A subestação de Macapá foi planejada para operar nesta fase, com três transformadores de 150 MVA cada, abaixando a tensão de transmissão de 230 kV para 69 kV, para alimentar a carga do Estado, de cerca de 250 MVA. Ou seja, o critério “N-1” estava preservado. Na falta de um transformador, a capacidade da subestação seria reduzida para 300 MVA, suficiente para atender a carga de 250 MVA.
A ocorrência ainda está sendo analisada e, portanto, ainda não podemos tirar conclusões definitivas. Pelas informações que circulam, um dos transformadores estava danificado e fora de operação desde o ano passado. No último dia 3, ocorreu um sobreaquecimento em uma das “buchas” de um dos dois transformadores remanescentes em operação. Este sobreaquecimento provocou um incêndio que afetou também o outro transformador em operação.

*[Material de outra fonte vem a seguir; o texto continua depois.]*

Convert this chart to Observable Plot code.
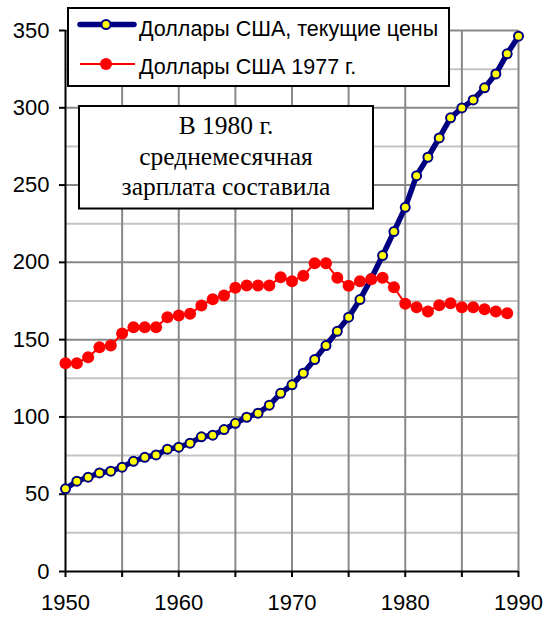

Então surgem as seguintes questões:
1– Por que o transformador danificado, que estava fora de operação, desde o final do ano anterior, não tinha ainda sido recuperado?
2 – Os transformadores e demais equipamentos da subestação atendiam as especificações técnicas exigidas?
3 – A empresa proprietária da subestação (um grupo financeiro que comprou o ativo da espanhola Isolux) estava procedendo às adequadas manutenções preventivas e preditivas?
4 – Por que a proteção do transformador não atuou a tempo de evitar o incêndio?
5 – Por que o incêndio não ficou restrito ao transformador com a bucha sobreaquecida?
6 – Para quais circunstâncias deve ser exigido o critério “N-2”?
7– As exigências para a habilitação de empresas nos leilões de geração e transmissão estão adequadas?
Estas perguntas e muitas outras precisam ser respondidas nesta avaliação criteriosa, que é sempre feita em casos semelhantes, e as medidas devidas tomadas, para se adequar a governança setorial e os critérios de outorga de concessão, gestão, planejamento, fiscalização, operação e manutenção do sistema, para se evitar interrupções deste porte, melhorando assim, cada vez mais, o suprimento de energia a nosso país.
José da Costa é engenheiro eletricista e ex-presidente da SME, da Companhia Energética de Minas Gerais (Cemig) e da Centrais Elétricas Brasileiras (Eletrobrás) Atualmente, é sócio-diretor da ABC Energia.